Thanks, Mr Putin!
10,000 new jobs and £400m investment at RAF base – to help counter Russian planes probing UK airspace
A SCOTS RAF base is set to welcome hundreds more personnel and millions of pounds of new investment.
RAF Lossiemouth in Moray is one of the UK’s busiest stations and is set for significant expansion – creating up to 10,000 jobs in the wider Scottish economy.
The move comes as fighter jets from the base have increasingly scrambled to intercept Russian aircraft, with the country’s president, Vladimir Putin, keen to show off the nation’s military might.
Jets were called into action last month, when two Russian long-range bombers approached UK airspace.
Aircraft were previously dispatched from RAF Lossiemouth after Russian jets entered UK airspace in May 2017.
And in February last year, nuclear-capable Blackjack bombers flew perilously close to UK airspace, forcing RAF jets to be scrambled to escort the aircraft away.
Air Vice-Marshal Ross Paterson, Scotland’s most senior RAF officer, said more than 400 extra staff would be heading to Lossiemouth in the next few years. The base is set to house the RAF’s newest aircraft – the P8Poseidon Maritime Patrol craft – when they arrive in 2019, and £400million has been allocated to Lossiemouth to help with the expansion. There are already 2,000 workers stationed at the base.
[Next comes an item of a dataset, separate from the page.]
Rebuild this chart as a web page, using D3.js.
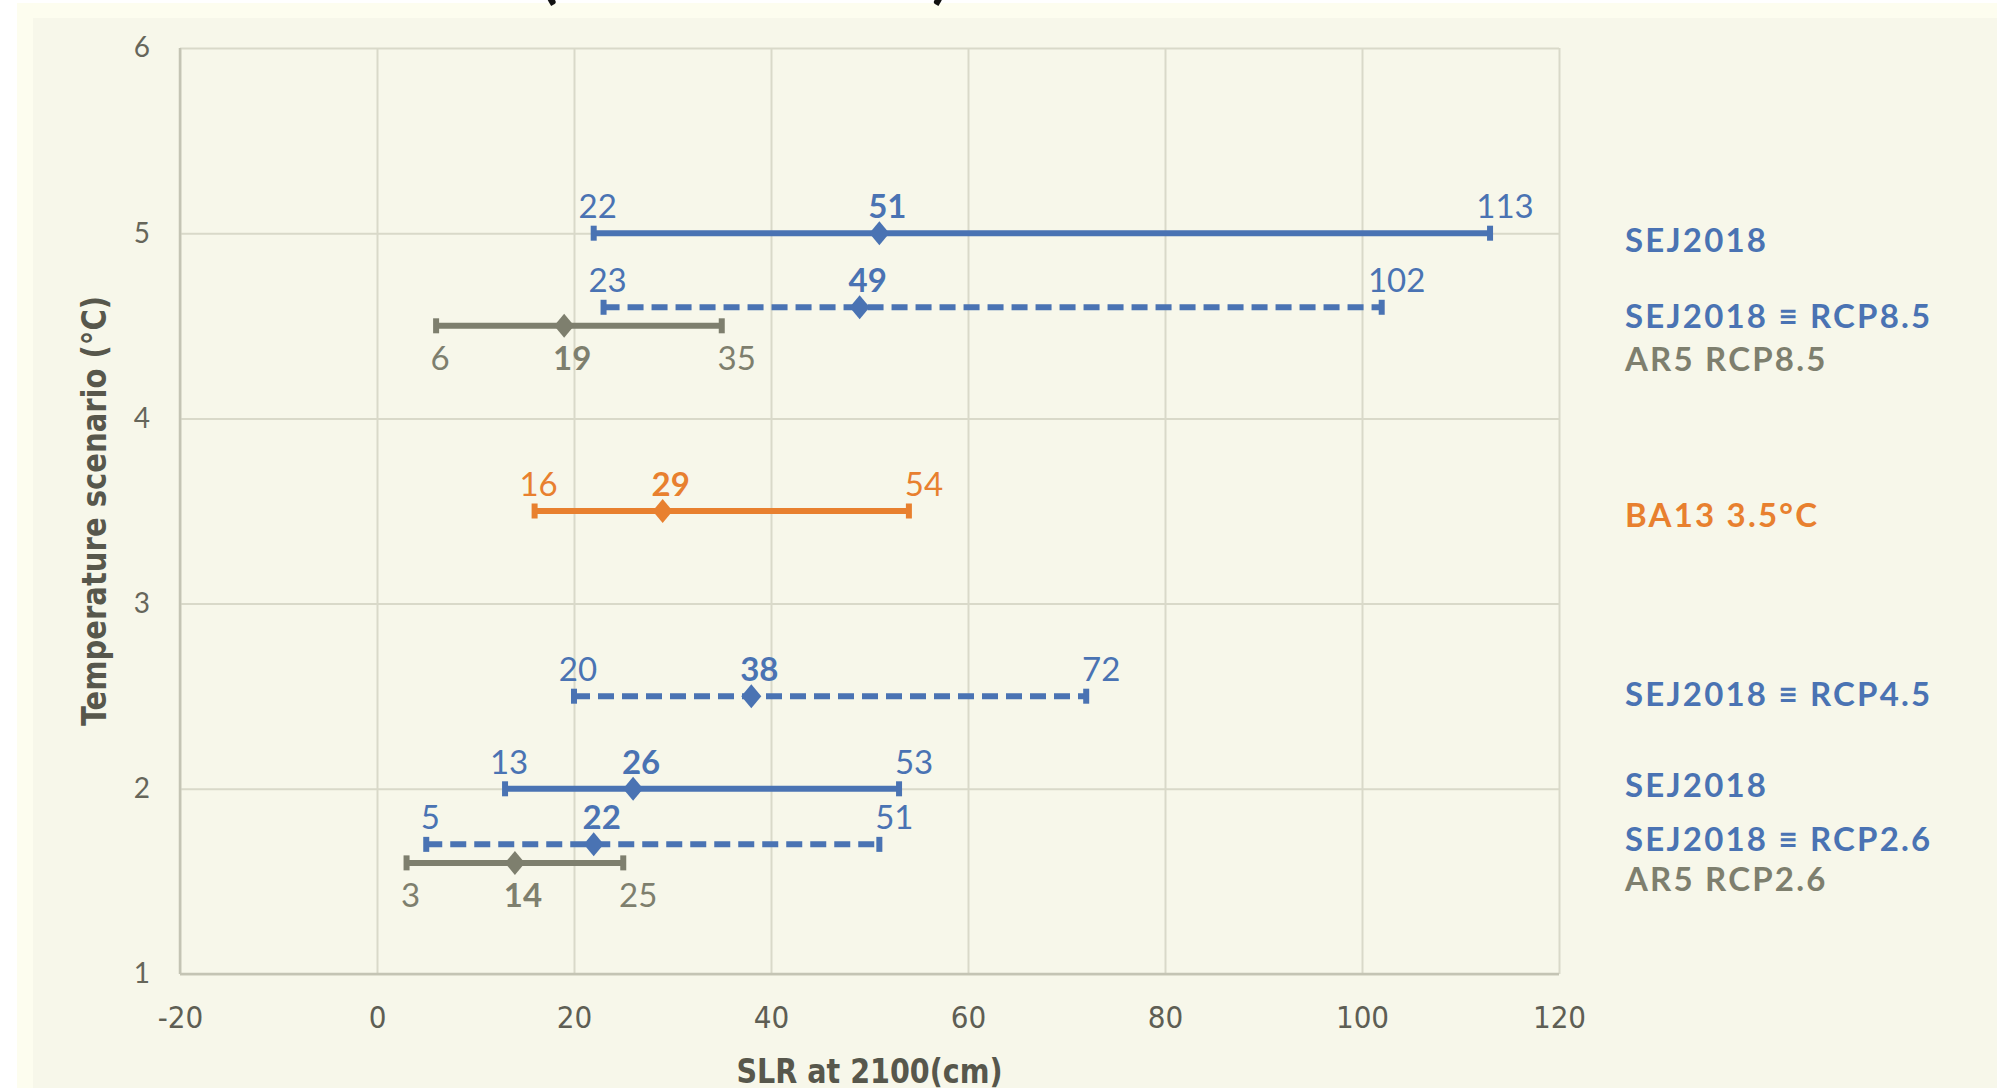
<!DOCTYPE html>
<html>
<head>
<meta charset="utf-8">
<script src="https://cdn.jsdelivr.net/npm/d3@7"></script>
<style>
  html, body { margin: 0; padding: 0; background: #ffffff; }
  svg { display: block; }
</style>
</head>
<body>
<div class="chart"></div>
<script>
// data
var names = ["SEJ2018", "SEJ2018 \u2261 RCP8.5", "AR5 RCP8.5", "BA13 3.5\u00b0C",
             "SEJ2018 \u2261 RCP4.5", "SEJ2018", "SEJ2018 \u2261 RCP2.6", "AR5 RCP2.6"];
var temps = [5, 4.6, 4.5, 3.5, 2.5, 2, 1.7, 1.6];
var lows  = [22, 23, 6, 16, 20, 13, 5, 3];
var mids  = [51, 49, 19, 29, 38, 26, 22, 14];
var highs = [113, 102, 35, 54, 72, 53, 51, 25];
var kinds = ["sej", "rcp", "ar5", "ba13", "rcp", "sej", "rcp", "ar5"];
var nameY = [4.96, 4.55, 4.32, 3.48, 2.51, 2.02, 1.73, 1.51];   // where the right-hand names sit
var xTicks = [-20, 0, 20, 40, 60, 80, 100, 120];
var yTicks = [1, 2, 3, 4, 5, 6];

var W = 1997, H = 1088;
var margin = {left: 180, right: 438, top: 48, bottom: 114};

var style = {
  sej:  {color: "#4a73b3", dash: null,   below: false},
  rcp:  {color: "#4a73b3", dash: "16,8", below: false},
  ar5:  {color: "#7e7f6e", dash: null,   below: true},
  ba13: {color: "#e8802f", dash: null,   below: false}
};

var svg = d3.select(".chart").append("svg")
    .attr("width", W)
    .attr("height", H);

// backgrounds
svg.append("rect").attr("x", 17).attr("y", 3).attr("width", W - 17).attr("height", H - 3).attr("fill", "#fdfdef");
svg.append("rect").attr("x", 33).attr("y", 18).attr("width", W - 33).attr("height", H - 18).attr("fill", "#f7f7ea");

// what is left of the title above the frame
svg.append("text").attr("x", 540).attr("y", -4).attr("font-family", "Lato, sans-serif")
    .attr("font-size", 64).attr("font-weight", "bold").attr("fill", "#111").text("(");
svg.append("text").attr("x", 932).attr("y", -4).attr("font-family", "Lato, sans-serif")
    .attr("font-size", 64).attr("font-weight", "bold").attr("fill", "#111").text(")");

var x = d3.scaleLinear().domain([-20, 120]).range([margin.left, W - margin.right]);
var y = d3.scaleLinear().domain([1, 6]).range([H - margin.bottom, margin.top]);

// grid
svg.append("g")
    .attr("transform", "translate(0," + y(1) + ")")
    .call(d3.axisBottom(x).tickValues(xTicks).tickSize(-(y(1) - y(6))).tickFormat(""))
    .call(g => g.select(".domain").remove())
    .call(g => g.selectAll("line").attr("stroke", "#d9d9c9").attr("stroke-width", 2));
svg.append("g")
    .attr("transform", "translate(" + x(-20) + ",0)")
    .call(d3.axisLeft(y).tickValues(yTicks).tickSize(-(x(120) - x(-20))).tickFormat(""))
    .call(g => g.select(".domain").remove())
    .call(g => g.selectAll("line").attr("stroke", "#d9d9c9").attr("stroke-width", 2));

// axis lines
svg.append("line").attr("x1", x(-20)).attr("x2", x(120)).attr("y1", y(1)).attr("y2", y(1))
    .attr("stroke", "#c4c4b4").attr("stroke-width", 2.5);
svg.append("line").attr("x1", x(-20)).attr("x2", x(-20)).attr("y1", y(1)).attr("y2", y(6))
    .attr("stroke", "#c4c4b4").attr("stroke-width", 2.5);

// tick labels
svg.append("g")
    .attr("transform", "translate(0," + y(1) + ")")
    .call(d3.axisBottom(x).tickValues(xTicks).tickSize(0).tickPadding(32).tickFormat(d => String(d)))
    .call(g => g.select(".domain").remove())
    .call(g => g.selectAll("text")
        .attr("font-family", "'Liberation Sans Narrow', 'DejaVu Sans Condensed', sans-serif")
        .attr("font-size", 31).attr("fill", "#5e5e54"));
svg.append("g")
    .attr("transform", "translate(" + x(-20) + ",0)")
    .call(d3.axisLeft(y).tickValues(yTicks).tickSize(0).tickPadding(30).tickFormat(d3.format("d")))
    .call(g => g.select(".domain").remove())
    .call(g => g.selectAll("text")
        .attr("font-family", "Lato, sans-serif")
        .attr("font-size", 28).attr("fill", "#66665a"));

// axis titles
svg.append("text")
    .attr("transform", "translate(106," + y(3.5) + ") rotate(-90)")
    .attr("text-anchor", "middle")
    .attr("font-family", "'Liberation Sans Narrow', 'DejaVu Sans Condensed', sans-serif")
    .attr("font-weight", "bold").attr("font-size", 34).attr("fill", "#57574c")
    .attr("textLength", 430).attr("lengthAdjust", "spacingAndGlyphs")
    .text("Temperature scenario (\u00b0C)");
svg.append("text")
    .attr("x", (x(-20) + x(120)) / 2).attr("y", 1083)
    .attr("text-anchor", "middle")
    .attr("font-family", "'Liberation Sans Narrow', 'DejaVu Sans Condensed', sans-serif")
    .attr("font-weight", "bold").attr("font-size", 34).attr("fill", "#57574c")
    .attr("textLength", 266).attr("lengthAdjust", "spacingAndGlyphs")
    .text("SLR at 2100(cm)");

// ranges
var rows = names.map((n, i) => ({name: n, t: temps[i], lo: lows[i], mid: mids[i], hi: highs[i],
                                 s: style[kinds[i]], ny: nameY[i]}));

var row = svg.selectAll("g.row").data(rows).join("g").attr("class", "row");

row.append("line")
    .attr("x1", d => x(d.lo)).attr("x2", d => x(d.hi))
    .attr("y1", d => y(d.t)).attr("y2", d => y(d.t))
    .attr("stroke", d => d.s.color).attr("stroke-width", 6)
    .attr("stroke-dasharray", d => d.s.dash);

// end caps
row.selectAll("rect.cap").data(d => [d.lo, d.hi].map(v => ({v: v, d: d}))).join("rect")
    .attr("class", "cap")
    .attr("x", c => x(c.v) - 3).attr("y", c => y(c.d.t) - 7.5)
    .attr("width", 6).attr("height", 15)
    .attr("fill", c => c.d.s.color);

// diamond at the central value
row.append("path")
    .attr("d", d => {
      var cx = x(d.mid), cy = y(d.t);
      return "M" + cx + "," + (cy - 12) + "L" + (cx + 10) + "," + cy + "L" + cx + "," + (cy + 12) + "L" + (cx - 10) + "," + cy + "Z";
    })
    .attr("fill", d => d.s.color);

// value labels
var shift = [4, 8, 15];
row.selectAll("text.val").data(d => [d.lo, d.mid, d.hi].map((v, k) => ({v: v, k: k, d: d}))).join("text")
    .attr("class", "val")
    .attr("x", c => x(c.v) + shift[c.k])
    .attr("y", c => y(c.d.t) + (c.d.s.below ? 44 : -15))
    .attr("text-anchor", "middle")
    .attr("font-family", "Lato, sans-serif")
    .attr("font-size", 33)
    .attr("font-weight", c => c.k === 1 ? "bold" : "normal")
    .attr("fill", c => c.d.s.color)
    .text(c => c.v);

// names on the right
svg.selectAll("text.name").data(rows).join("text")
    .attr("class", "name")
    .attr("x", 1625)
    .attr("y", d => y(d.ny))
    .attr("dy", "0.36em")
    .attr("font-family", "Lato, 'DejaVu Sans', sans-serif")
    .attr("font-weight", "bold")
    .attr("font-size", 33)
    .attr("letter-spacing", 2.2)
    .attr("fill", d => d.s.color)
    .text(d => d.name);
</script>
</body>
</html>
The new fleet is designed for long-range anti-submarine warfare and intelligence, surveillance and reconnaissance missions.
Speaking to the Forces Network website, Air Vice-Marshal Paterson said: ‘The first aircraft will come in 2019. Ahead of that, there is a huge amount of work to be done and that’s hugely significant.
‘There’s a lot of work to do but over 400 people in time coming up to Lossie and £400million being spent there. And this is in a context of defence spending of about £1.5billion each year, with defencerelated expenditure creating 10,000 Scottish jobs.
‘Lossiemouth is a huge main operating base. We’re looking at about 2,000 people there now and that’s going to grow.’
Meanwhile, the UK’s Northernmost radar station, RAF Saxa Vord, will reopen in the Shetland Islands after 12 years.
Air Vice-Marshal Paterson said: ‘We are reopening the radar hub there as part of our defence of UK air space, where we mount a quick reaction alert.’